Aug 09, 2004 00:14
I have 11 days left! I am
completely exhausted since this past week I worked 59 hours! I have
been spending so much time with my boy lately because I am freaked
about leaving, I finally find someone after it's taken me how long, and
in 11 days I will have nothing, it's like saying this is what you could
have Lindsey but since you chose to go to NC this is what I cannot
have. On a side note though he did mention hanging out this winter the
other night and he has been talking alot about our future and why we
are so good together. I think this is a good thing, I love him... yes I
know it is soon but I do, I have known him for a year and a half and
now that we are finally together I just know it is real, No matter how
much time we spend together it is not enough, I wake up every morning
missing him.
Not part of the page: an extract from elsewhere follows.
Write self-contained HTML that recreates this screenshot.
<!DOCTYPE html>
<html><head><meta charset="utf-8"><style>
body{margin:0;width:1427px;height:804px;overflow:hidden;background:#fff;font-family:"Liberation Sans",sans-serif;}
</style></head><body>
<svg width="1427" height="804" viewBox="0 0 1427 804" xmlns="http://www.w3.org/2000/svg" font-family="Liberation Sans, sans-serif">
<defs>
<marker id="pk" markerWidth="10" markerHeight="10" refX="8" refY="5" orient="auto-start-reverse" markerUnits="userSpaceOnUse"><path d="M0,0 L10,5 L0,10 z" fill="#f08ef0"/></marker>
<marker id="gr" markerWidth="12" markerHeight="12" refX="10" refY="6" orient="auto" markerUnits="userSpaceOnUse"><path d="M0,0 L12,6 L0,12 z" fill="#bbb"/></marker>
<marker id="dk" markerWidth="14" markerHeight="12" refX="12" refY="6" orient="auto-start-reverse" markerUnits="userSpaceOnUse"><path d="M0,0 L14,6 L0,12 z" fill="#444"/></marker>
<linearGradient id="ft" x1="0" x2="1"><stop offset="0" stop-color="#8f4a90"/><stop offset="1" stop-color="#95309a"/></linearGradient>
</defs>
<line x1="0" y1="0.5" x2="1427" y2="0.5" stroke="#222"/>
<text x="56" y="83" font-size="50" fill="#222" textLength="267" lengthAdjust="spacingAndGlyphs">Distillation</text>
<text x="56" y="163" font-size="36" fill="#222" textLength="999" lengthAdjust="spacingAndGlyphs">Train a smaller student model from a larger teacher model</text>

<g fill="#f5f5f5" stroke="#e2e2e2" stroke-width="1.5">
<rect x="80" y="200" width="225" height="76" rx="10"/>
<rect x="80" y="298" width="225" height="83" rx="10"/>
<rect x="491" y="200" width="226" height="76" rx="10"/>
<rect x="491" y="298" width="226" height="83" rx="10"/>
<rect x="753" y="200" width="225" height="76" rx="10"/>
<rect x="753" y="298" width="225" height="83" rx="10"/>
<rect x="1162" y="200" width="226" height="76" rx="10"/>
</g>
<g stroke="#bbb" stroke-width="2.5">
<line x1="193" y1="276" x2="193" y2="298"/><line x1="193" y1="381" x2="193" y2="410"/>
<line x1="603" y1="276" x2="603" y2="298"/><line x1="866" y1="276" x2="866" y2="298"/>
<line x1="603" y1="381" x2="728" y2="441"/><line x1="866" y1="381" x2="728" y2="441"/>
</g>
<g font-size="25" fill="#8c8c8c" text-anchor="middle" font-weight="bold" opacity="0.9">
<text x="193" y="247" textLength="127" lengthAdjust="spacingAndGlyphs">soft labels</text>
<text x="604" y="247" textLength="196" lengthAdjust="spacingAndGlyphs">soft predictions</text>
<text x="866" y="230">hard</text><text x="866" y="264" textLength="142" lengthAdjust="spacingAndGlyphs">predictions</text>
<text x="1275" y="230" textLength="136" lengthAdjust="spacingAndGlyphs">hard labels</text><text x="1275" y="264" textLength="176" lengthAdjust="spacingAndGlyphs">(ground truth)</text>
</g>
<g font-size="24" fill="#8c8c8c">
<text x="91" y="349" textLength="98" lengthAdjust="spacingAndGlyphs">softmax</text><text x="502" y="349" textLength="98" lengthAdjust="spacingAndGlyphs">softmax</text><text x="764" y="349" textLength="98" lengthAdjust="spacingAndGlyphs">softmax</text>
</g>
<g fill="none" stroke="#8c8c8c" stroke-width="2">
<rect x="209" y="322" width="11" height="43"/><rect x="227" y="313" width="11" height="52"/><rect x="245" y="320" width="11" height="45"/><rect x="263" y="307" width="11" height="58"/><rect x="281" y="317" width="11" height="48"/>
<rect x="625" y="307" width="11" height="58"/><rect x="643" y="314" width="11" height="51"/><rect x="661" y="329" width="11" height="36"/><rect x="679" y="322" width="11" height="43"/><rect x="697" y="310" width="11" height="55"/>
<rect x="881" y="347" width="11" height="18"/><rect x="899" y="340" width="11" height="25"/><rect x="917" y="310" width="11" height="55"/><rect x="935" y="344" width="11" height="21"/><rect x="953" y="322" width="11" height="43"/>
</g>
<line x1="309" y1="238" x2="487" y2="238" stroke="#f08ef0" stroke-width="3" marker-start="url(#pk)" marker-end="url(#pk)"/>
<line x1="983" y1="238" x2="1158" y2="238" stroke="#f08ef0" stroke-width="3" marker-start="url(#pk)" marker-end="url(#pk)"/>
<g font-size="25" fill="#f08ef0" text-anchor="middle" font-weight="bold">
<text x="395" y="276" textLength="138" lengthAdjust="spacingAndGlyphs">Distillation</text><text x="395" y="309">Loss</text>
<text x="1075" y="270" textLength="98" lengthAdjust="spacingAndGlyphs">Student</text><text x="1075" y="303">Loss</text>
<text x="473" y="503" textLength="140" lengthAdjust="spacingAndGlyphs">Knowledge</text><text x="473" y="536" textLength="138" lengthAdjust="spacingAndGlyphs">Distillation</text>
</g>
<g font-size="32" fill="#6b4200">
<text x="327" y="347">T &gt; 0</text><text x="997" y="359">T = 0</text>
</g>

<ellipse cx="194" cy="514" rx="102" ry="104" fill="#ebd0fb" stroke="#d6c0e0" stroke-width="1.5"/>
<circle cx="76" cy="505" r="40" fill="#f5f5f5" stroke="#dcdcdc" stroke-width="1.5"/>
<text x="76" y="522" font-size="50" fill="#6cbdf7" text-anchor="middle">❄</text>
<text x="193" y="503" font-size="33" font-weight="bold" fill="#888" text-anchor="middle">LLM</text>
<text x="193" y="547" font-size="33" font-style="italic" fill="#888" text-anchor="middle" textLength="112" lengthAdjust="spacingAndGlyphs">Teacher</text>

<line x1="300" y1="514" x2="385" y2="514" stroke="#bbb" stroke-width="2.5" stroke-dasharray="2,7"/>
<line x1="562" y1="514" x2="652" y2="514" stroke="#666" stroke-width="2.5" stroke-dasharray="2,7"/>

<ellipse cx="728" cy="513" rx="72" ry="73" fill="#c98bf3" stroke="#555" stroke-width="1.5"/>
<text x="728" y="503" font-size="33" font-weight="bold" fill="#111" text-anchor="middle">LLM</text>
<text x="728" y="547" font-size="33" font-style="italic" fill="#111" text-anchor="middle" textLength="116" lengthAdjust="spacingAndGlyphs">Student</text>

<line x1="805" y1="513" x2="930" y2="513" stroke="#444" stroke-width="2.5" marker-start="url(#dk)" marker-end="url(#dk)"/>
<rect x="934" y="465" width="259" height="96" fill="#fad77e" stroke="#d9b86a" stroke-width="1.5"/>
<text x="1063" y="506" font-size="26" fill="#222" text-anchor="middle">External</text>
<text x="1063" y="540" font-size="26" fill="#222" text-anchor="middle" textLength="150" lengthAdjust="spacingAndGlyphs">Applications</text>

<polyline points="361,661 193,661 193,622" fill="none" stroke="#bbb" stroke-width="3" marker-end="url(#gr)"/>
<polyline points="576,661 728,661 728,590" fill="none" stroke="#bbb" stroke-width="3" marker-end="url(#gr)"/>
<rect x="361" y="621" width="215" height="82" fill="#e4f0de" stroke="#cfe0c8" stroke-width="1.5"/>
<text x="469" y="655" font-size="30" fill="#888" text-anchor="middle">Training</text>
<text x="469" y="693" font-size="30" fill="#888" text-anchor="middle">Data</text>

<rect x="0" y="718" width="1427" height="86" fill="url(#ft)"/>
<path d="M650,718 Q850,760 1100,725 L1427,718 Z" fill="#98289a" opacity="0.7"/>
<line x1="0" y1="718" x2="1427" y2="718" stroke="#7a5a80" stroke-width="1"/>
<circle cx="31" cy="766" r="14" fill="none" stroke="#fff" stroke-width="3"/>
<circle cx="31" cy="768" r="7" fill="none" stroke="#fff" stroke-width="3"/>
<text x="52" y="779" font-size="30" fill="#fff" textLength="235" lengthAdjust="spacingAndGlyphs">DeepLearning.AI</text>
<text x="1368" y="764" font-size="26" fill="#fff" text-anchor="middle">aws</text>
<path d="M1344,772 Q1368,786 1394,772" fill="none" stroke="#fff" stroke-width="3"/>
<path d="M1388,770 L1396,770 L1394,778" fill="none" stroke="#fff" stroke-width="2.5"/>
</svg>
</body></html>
So I apologize to all of my friends that I have been sort
of neglecting, It is nothing personal I swear it's just I'm starting to
get freaked out about the remaining time that me and Jay have together
since I know all my friends would understand.
But this week I am only working 2 days.... hint hint
On another topic sort of.... I feel myself drifting from so many people
already, I already have a pretty good idea with who I will be keeping
in touch with and who I wont be now. I am glad I know this now
before I leave since I don't have to waste my 11 days hanging out with
them one thing I learned from high school is who your true friends are.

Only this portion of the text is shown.